Step 9: Attach the aluminum flat stock to the reindeer motor drive arm using the screw and washer provided with the reindeer motor. With the reindeer motor drive arm pointing either up or down hold the aluminum flat stock level and mark the PVC support rod. Drill a 1/4” hole through the PVC support rod at this point. Attach the other end of the aluminum flat stock to the PVC support rod using the 1/4” x 3 1/2” carriage bolt, 1/4" washers and 1/4” nuts. It may be necessary to use a piece of the 3/8” PVC pipe as a spacer to allow the aluminum flat stock sit straight across to the support rod to allow the motor to move without binding.









Step 10: Turn the barrel top right side up and turn on the reindeer motor to check for proper movement.

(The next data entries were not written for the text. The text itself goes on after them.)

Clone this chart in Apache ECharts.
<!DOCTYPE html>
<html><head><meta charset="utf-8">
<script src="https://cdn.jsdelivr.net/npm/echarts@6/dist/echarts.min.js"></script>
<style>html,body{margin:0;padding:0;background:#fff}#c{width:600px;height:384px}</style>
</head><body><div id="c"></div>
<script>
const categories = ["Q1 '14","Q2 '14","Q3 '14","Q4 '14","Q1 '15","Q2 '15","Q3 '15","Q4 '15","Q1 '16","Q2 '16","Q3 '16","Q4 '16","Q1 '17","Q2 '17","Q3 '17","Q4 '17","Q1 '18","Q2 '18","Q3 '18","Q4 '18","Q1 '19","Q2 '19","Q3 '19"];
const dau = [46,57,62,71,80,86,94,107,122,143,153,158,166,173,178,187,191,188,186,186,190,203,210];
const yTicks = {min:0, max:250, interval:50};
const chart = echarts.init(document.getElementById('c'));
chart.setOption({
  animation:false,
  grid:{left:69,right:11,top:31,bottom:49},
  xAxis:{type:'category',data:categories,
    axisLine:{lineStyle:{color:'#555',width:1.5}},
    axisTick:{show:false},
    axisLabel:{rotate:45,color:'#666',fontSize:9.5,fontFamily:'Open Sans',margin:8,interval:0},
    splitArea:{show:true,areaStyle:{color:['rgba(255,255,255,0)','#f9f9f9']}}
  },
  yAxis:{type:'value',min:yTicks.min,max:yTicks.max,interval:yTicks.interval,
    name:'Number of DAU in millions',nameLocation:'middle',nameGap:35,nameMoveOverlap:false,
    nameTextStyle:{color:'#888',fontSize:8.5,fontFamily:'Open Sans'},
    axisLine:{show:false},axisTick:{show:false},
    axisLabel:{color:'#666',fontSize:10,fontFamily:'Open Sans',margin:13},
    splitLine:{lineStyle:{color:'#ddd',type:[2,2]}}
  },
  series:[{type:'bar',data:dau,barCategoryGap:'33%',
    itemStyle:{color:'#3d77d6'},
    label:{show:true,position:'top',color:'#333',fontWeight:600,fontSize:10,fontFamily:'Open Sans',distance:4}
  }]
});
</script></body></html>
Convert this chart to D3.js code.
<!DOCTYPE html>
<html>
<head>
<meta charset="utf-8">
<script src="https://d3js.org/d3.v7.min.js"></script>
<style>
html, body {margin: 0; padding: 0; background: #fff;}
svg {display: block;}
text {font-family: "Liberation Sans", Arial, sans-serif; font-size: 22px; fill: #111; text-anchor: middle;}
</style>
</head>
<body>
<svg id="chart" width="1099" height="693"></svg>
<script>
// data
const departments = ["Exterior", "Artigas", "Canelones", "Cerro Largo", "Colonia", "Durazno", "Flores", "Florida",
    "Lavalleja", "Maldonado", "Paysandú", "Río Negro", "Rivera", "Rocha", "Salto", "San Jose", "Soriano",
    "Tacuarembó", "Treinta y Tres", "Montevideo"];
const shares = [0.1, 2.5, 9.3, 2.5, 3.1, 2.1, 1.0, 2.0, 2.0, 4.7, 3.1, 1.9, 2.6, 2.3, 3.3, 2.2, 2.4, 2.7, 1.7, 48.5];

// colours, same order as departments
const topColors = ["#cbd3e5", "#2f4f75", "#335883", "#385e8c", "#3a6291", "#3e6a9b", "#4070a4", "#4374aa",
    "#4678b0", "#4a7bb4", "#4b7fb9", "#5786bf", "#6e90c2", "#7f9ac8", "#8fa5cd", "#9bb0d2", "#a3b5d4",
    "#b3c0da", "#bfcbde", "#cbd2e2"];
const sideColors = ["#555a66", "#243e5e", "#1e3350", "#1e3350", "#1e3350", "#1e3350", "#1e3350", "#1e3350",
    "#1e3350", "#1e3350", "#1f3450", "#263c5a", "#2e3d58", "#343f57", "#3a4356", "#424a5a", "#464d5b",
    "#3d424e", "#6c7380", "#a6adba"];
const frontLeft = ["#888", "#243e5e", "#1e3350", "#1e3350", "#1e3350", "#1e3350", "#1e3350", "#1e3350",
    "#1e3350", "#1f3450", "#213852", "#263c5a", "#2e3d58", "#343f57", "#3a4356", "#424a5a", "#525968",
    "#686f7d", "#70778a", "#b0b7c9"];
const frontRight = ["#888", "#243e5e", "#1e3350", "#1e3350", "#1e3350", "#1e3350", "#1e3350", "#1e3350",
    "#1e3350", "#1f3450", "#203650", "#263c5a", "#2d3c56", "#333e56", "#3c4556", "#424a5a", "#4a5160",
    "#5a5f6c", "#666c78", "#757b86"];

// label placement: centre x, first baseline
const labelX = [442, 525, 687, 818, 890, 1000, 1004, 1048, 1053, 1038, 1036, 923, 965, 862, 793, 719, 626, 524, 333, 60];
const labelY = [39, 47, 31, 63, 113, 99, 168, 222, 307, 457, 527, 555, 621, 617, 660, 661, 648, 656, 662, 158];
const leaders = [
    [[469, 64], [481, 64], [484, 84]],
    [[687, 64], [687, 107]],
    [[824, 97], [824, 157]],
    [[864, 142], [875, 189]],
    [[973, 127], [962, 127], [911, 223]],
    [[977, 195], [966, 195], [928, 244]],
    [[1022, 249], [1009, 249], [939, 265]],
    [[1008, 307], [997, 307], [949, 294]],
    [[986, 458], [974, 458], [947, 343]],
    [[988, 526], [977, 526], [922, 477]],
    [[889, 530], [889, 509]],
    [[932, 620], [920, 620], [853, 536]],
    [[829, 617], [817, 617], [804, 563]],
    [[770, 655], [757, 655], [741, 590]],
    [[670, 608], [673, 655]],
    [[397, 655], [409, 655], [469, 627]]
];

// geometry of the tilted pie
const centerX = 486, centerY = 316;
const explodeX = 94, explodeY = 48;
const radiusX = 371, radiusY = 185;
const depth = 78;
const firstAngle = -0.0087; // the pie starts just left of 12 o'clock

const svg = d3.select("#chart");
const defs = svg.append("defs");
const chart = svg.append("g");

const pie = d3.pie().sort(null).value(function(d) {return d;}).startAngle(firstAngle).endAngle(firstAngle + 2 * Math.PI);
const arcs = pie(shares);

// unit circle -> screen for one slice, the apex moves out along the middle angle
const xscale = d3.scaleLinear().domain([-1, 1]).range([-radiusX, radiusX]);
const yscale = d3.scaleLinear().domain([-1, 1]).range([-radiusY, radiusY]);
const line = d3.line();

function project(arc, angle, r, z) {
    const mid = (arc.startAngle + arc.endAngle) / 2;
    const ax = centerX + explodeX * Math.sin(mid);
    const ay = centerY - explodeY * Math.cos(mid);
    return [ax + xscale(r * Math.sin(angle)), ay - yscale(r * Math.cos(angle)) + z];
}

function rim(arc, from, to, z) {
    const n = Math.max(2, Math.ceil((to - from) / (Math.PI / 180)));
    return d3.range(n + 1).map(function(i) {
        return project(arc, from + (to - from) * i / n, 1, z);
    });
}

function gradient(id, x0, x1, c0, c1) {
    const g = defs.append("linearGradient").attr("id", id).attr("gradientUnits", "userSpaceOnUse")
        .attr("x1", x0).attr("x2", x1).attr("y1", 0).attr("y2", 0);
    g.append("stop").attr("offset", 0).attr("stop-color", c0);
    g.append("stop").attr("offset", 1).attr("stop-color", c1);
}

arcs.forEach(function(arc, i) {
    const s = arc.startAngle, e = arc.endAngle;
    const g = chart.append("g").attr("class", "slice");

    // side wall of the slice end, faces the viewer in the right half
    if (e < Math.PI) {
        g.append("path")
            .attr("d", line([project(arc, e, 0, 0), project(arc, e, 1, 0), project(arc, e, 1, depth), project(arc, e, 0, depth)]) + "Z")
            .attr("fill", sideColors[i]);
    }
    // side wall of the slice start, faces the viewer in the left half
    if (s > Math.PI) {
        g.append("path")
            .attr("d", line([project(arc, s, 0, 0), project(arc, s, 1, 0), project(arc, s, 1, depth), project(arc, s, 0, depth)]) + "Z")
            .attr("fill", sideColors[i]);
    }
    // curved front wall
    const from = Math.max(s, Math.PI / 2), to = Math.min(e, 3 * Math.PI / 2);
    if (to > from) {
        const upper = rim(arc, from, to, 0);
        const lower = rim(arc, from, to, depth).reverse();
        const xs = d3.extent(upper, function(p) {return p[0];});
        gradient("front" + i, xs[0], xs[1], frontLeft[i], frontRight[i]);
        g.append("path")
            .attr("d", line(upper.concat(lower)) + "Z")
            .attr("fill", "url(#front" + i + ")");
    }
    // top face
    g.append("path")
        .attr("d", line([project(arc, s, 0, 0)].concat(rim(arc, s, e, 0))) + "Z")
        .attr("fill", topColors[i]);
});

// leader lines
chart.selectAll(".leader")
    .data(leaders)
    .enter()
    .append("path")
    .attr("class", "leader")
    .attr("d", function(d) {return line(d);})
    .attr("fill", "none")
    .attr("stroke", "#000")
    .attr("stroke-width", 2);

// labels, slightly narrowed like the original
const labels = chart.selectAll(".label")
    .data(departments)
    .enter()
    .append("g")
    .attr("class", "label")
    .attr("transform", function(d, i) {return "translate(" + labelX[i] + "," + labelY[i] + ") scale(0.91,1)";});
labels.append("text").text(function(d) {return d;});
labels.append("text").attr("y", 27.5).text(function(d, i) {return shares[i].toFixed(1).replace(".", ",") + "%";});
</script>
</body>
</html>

If you are not pleased with the side to side movement just adjust the attachment of the aluminum flat stock to the PVC support rod by attaching the PVC pipe to one of the other holes you drilled in the aluminum flat stock. When you are happy with the movement go to Step 11.

Step 11: Using the Drill and 1” forstner bit drill a hole through the side of the bottom barrel near the bottom. This will allow the electric cord for the reindeer motor to go through. 

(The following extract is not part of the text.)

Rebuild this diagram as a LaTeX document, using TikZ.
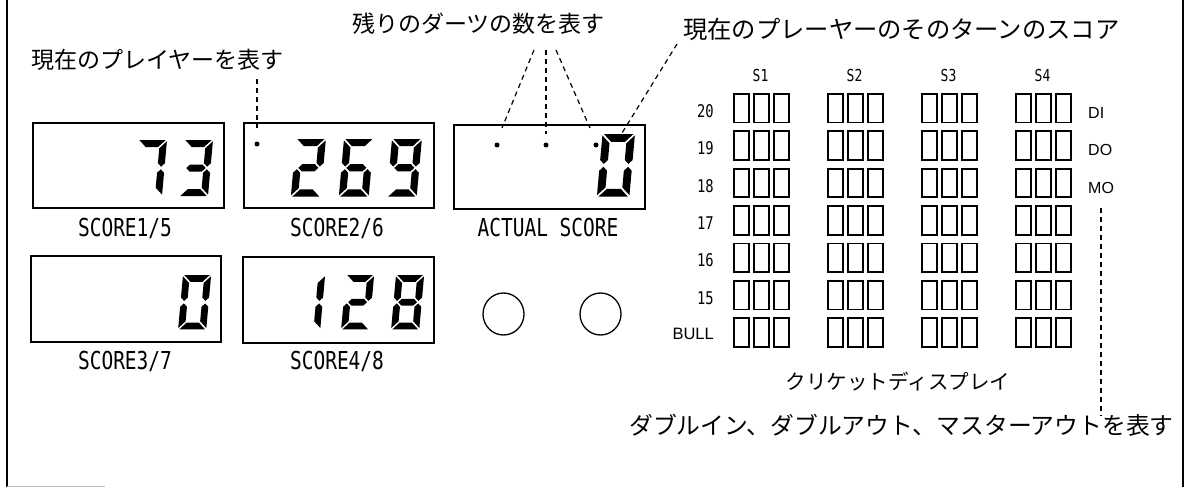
\documentclass[tikz,border=0pt]{standalone}
\usepackage{fontspec}
\usepackage{graphicx}
\usetikzlibrary{shapes.geometric}
\setmainfont{Liberation Sans}
\newfontfamily\jpfont{Noto Sans CJK JP}
\newfontfamily\monofont{DejaVu Sans Mono}
% seven segment geometry (local units, y downwards)
\def\sgW{29}\def\sgH{56}\def\sgT{7}\def\sgP{1.3}\def\sgM{28}
\def\segA{\fill (\sgP,0) -- (\sgW-\sgP,0) -- (\sgW-\sgP-\sgT,\sgT) -- (\sgP+\sgT,\sgT) -- cycle;}
\def\segD{\fill (\sgP,\sgH) -- (\sgW-\sgP,\sgH) -- (\sgW-\sgP-\sgT,\sgH-\sgT) -- (\sgP+\sgT,\sgH-\sgT) -- cycle;}
\def\segG{\fill (\sgP+\sgT/2,\sgM) -- (\sgP+\sgT,\sgM-\sgT/2) -- (\sgW-\sgP-\sgT,\sgM-\sgT/2) -- (\sgW-\sgP-\sgT/2,\sgM) -- (\sgW-\sgP-\sgT,\sgM+\sgT/2) -- (\sgP+\sgT,\sgM+\sgT/2) -- cycle;}
\def\segF{\fill (0,\sgP) -- (\sgT,\sgP+\sgT) -- (\sgT,\sgM-\sgT/2-\sgP) -- (\sgT/2,\sgM-\sgP) -- (0,\sgM-\sgT/2-\sgP) -- cycle;}
\def\segB{\fill (\sgW,\sgP) -- (\sgW-\sgT,\sgP+\sgT) -- (\sgW-\sgT,\sgM-\sgT/2-\sgP) -- (\sgW-\sgT/2,\sgM-\sgP) -- (\sgW,\sgM-\sgT/2-\sgP) -- cycle;}
\def\segE{\fill (0,\sgH-\sgP) -- (\sgT,\sgH-\sgP-\sgT) -- (\sgT,\sgM+\sgT/2+\sgP) -- (\sgT/2,\sgM+\sgP) -- (0,\sgM+\sgT/2+\sgP) -- cycle;}
\def\segC{\fill (\sgW,\sgH-\sgP) -- (\sgW-\sgT,\sgH-\sgP-\sgT) -- (\sgW-\sgT,\sgM+\sgT/2+\sgP) -- (\sgW-\sgT/2,\sgM+\sgP) -- (\sgW,\sgM+\sgT/2+\sgP) -- cycle;}
\newcommand\sdig[4]{%
  \begin{scope}[shift={(#1,#2)},scale=#3,xslant=0.09]
    \foreach \s in {#4}{\csname seg\s\endcsname}
  \end{scope}}
\newcommand\lbl[2]{\scalebox{0.79}[1]{\monofont\fontsize{#1}{#1}\selectfont #2}}
\begin{document}
\begin{tikzpicture}[x=1pt,y=-1pt,
  disp/.style={draw, line width=1.8pt, inner sep=0, anchor=north west},
  cell/.style={draw, line width=1.8pt, minimum width=15pt, minimum height=28.5pt, inner sep=0, anchor=north west},
  leader/.style={dash pattern=on 5pt off 4pt, line width=1.2pt},
  dot/.style={circle, fill, inner sep=0, minimum size=5pt},
  jp/.style={font=\jpfont\fontsize{23}{23}\selectfont, inner sep=0},
  captxt/.style={inner sep=0},
  knob/.style={ellipse, draw, line width=1.3pt, minimum width=41pt, minimum height=42pt, inner sep=0},
  side/.style={font=\fontsize{16}{16}\selectfont, inner sep=0, anchor=west}]
\useasboundingbox (0,0) rectangle (1185,487);
% frame
\draw[line width=2pt] (7,0) -- (7,487);
\draw[line width=2pt] (1183,0) -- (1183,487);
\draw[black!25, line width=1pt] (7,486) -- (105,486);

% display boxes
\node[disp, minimum width=191pt, minimum height=85pt] (s1) at (32,122) {};
\node[disp, minimum width=190pt, minimum height=85pt] (s2) at (243,122) {};
\node[disp, minimum width=191pt, minimum height=84pt] (act) at (453,124) {};
\node[disp, minimum width=190pt, minimum height=86pt] (s3) at (30,255) {};
\node[disp, minimum width=191pt, minimum height=86pt] (s4) at (242,256) {};

% captions
\node[captxt] (c1) at (125,228) {\lbl{24.7}{SCORE1/5}};
\node[captxt] (c2) at (337,228) {\lbl{24.7}{SCORE2/6}};
\node[captxt] (c3) at (548,228) {\lbl{24.7}{ACTUAL SCORE}};
\node[captxt] (c4) at (125,361) {\lbl{24.7}{SCORE3/7}};
\node[captxt] (c5) at (337,361) {\lbl{24.7}{SCORE4/8}};

% digits
\sdig{138}{140}{1}{A,B,C}
\sdig{184}{140}{1}{A,B,G,C,D}
\sdig{296}{139}{1.03}{A,B,G,E,D}
\sdig{344}{139}{1.03}{A,F,G,E,D,C}
\sdig{392}{139}{1.03}{A,B,F,G,C,D}
\sdig{602.5}{134}{1.12}{A,B,C,D,E,F}
\sdig{183}{275}{0.97}{A,B,C,D,E,F}
\sdig{297}{275}{0.97}{B,C}
\sdig{346}{275}{0.97}{A,B,G,E,D}
\sdig{396}{275}{0.97}{A,B,C,D,E,F,G}

% indicator dots
\node[dot] (d0) at (257,144) {};
\node[dot] (d1) at (497,145) {};
\node[dot] (d2) at (546,145) {};
\node[dot] (d3) at (596,145) {};

% knobs
\node[knob] (k1) at (503.5,314) {};
\node[knob] (k2) at (600.5,314) {};

% annotation texts
\node[jp, anchor=west] (t1) at (31,60) {現在のプレイヤーを表す};
\node[jp, anchor=west] (t2) at (352,24) {残りのダーツの数を表す};
\node[jp, anchor=west, font=\jpfont\fontsize{24.3}{24}\selectfont] (t3) at (683,29) {現在のプレーヤーのそのターンのスコア};
\node[jp, anchor=center, font=\jpfont\fontsize{20.5}{20}\selectfont] (t4) at (898,382) {クリケットディスプレイ};
\node[jp, anchor=west, font=\jpfont\fontsize{23.8}{24}\selectfont] (t5) at (629,425) {ダブルイン、ダブルアウト、マスターアウトを表す};

% leader coordinates
\coordinate (a1) at (257,79);  \coordinate (b1) at (257,128);
\coordinate (a2) at (534,50);  \coordinate (b2) at (502,128);
\coordinate (a3) at (546,50);  \coordinate (b3) at (546,134);
\coordinate (a4) at (556,50);  \coordinate (b4) at (590,128);
\coordinate (a5) at (677,44);  \coordinate (b5) at (622,133);
\coordinate (a6) at (1101,208); \coordinate (b6) at (1101,416);
\draw[leader] (a1) -- (b1);
\draw[leader] (a2) -- (b2);
\draw[leader] (a3) -- (b3);
\draw[leader] (a4) -- (b4);
\draw[leader] (a5) -- (b5);
\draw[leader] (a6) -- (b6);

% cricket display
\foreach \g/\gx in {1/733,2/827,3/921,4/1015}{
  \node[captxt] (h\g) at (\gx+27.5,75) {\lbl{16.5}{S\g}};
  \foreach \r in {0,...,6}{
    \foreach \k in {0,1,2}{
      \node[cell] (cl-\g-\r-\k) at (\gx+\k*20,93+\r*37.4) {};
    }
  }
}
\foreach \r/\t in {0/20,1/19,2/18,3/17,4/16,5/15}{
  \node[inner sep=0, anchor=east] (rl\r) at (714,93+\r*37.4+18) {\lbl{17.5}{\t}};
}
\node[inner sep=0, anchor=east, font=\fontsize{16.5}{16}\selectfont] (rl6) at (714,93+6*37.4+16.5) {BULL};
\node[side] (di) at (1088,93+20) {DI};
\node[side] (do) at (1088,93+37.4+20) {DO};
\node[side] (mo) at (1088,93+2*37.4+20) {MO};
\end{tikzpicture}
\end{document}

Step 12: Put the two halves of the barrel together keeping the hole in the back of the bottom of the barrel in line with the large hole in the top of the barrel. Using the flat black spray paint, paint the top half of the support rod flat black. Sit the skeleton pelvis and legs on the barrel at a position that will allow the PVC support rod free movement back and forth and using screws attach the skeleton pelvis to the barrel top.

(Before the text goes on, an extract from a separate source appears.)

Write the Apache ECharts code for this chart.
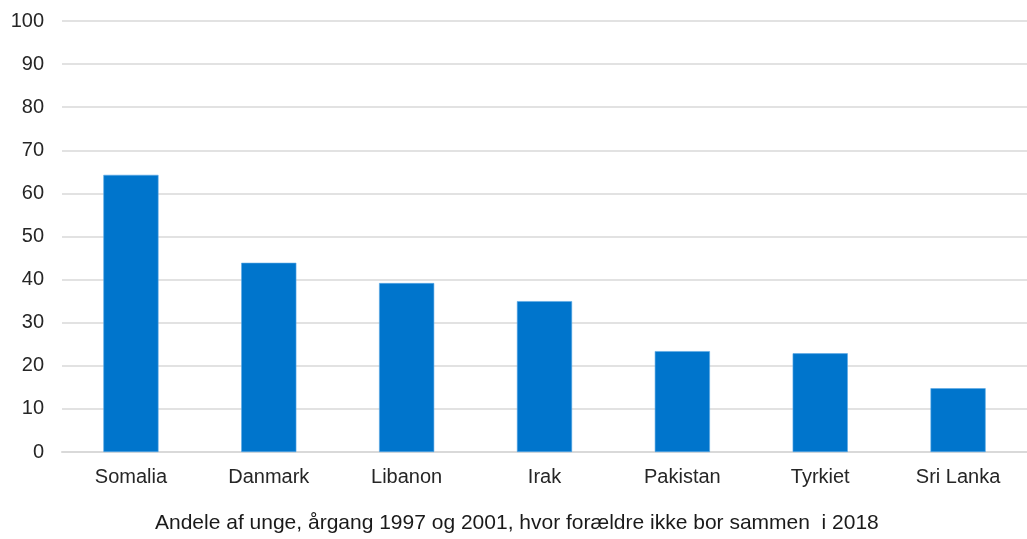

Step 13: Attach the Skeleton torso to the PVC support rod. For this you can use either simple black plastic ties or you can use screws to attach the skeleton spine to the PVC support rod or any other method you like. Make sure the bottom of the spine will clear the top of the pelvis allowing the torso to move side to side.









Step 14: Dress your skeleton pirate in appropriate attire add some accessories and a few sound effects and you are done. Here it is working, without clothes yet but with a rum keg on his lap.







Ok there you are. This project really doesn’t take a very long time to complete. It can be done easily in one day even if you have to make the barrel as well.


----------



## WolfPak (Apr 27, 2016)

That is VERY cool! Very simply. I like it. Thanks for posting!


----------



## Big Mouth Billy Bass (Oct 26, 2015)

Scary Papa said:


> Want to Make a Drunken Pirate (on a barrel)? Of course you do....who wouldn't?
> 
> After seeing several drunken skeleton or pirate props on the forum I was inspired to make one of my own. However, I decided to have the one for my pirate display sitting on a rum barrel. So if you are interested here is how I made my Drunken Skeleton Pirate.
> 
> ...


I know this is a bit off-topic, but does anyone know of the wireless talking interactive drunken skeleton busts by Spencer's?

-Frank


----------



## Rustie (Sep 9, 2012)

Love it! And thanks for such a detailed tutorial!

Reminds me of the drunken skeleton I made last year to keep my rum drinking skeleton company.


----------



## Scary Papa (Jan 31, 2012)

Thanks Rustie, mine also has a partner. The rum drinking skeleton pirate below. The skeleton on the rum barrel will be placed where the rum barrels are stacked on the warf. By the way your skeleton on that tombstone is way cool too. If everything goes as planned after I get my talking skulls from Harbor Freight I'm going replace the skeleton's head with a talking one and install a gemmy board from J-Man. Hopefully he will have some talent and sing "What Do You Do With A Drunken Sailor?" or something like that. At least that is the plan at the minute.


----------